This post was originally published on this site
As the stock market hit another record high Tuesday a top Wall Street firm is telling its clients the nine-year bull will continue for at least one more year…and with force.
Credit Suisse forecasts the S&P 500 will rise 13 percent by year-end 2018 from Monday’s close, according to the firm’s latest market strategy report.
“Our market views are predicated on a supportive economic backdrop, with benign recessionary risks and a pickup in near-term indicators,” strategist Jonathan Golub wrote in a note to clients Monday. “While we expect more muted longer-term growth, this has focused corporations on cost containment and the return of capital to shareholders, extended the business cycle and lowered discount rates.”
The strategist initiated S&P 500 price targets of 2,600 and 2,875 for the year-end 2017 and year-end 2018 respectively. Golub joined Credit Suisse earlier this year from a similar role at RBC Capital Markets.
His 2018 price forecast is based on an 6.9 percent increase in the market’s earnings next year and a 3.7 percent rise in its price-earnings valuation multiple.
He also shared his favorite sector calls for the coming year.
“Against this backdrop, financials should outperform the broad market, with deregulation providing a tailwind to the sector,” he wrote. “Technology is our favorite sector despite elevated multiples. Fundamentals remain strong given the group’s exposure to secular growth themes in subgroups such as internet and software-as-a-service.”

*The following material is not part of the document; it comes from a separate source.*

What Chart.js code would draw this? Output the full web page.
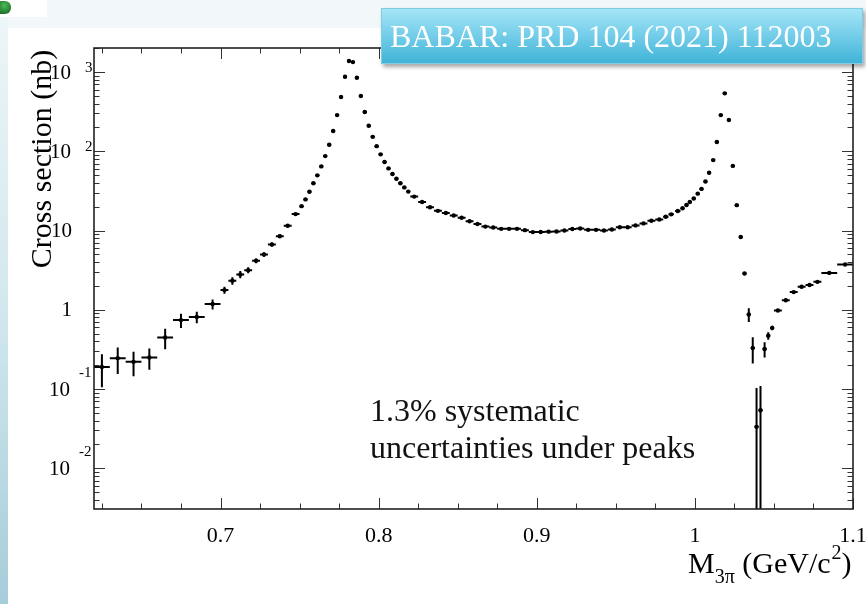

The strategist has overweight ratings for financials, technology and discretionary. On the flip side, he has underweight ratings for energy, utilities, telecom and REITs.
S&P 500 is up 14 percent year to date through Monday’s close of 2545.
As the end of the year approaches, Wall Street strategists are starting to look out to next year. Credit Suisse is the second major bank to issue an official 2018 price target. Wells Fargo gave a lackluster S&P 500 2,450 to 2,550 price range forecast for next year in Sept.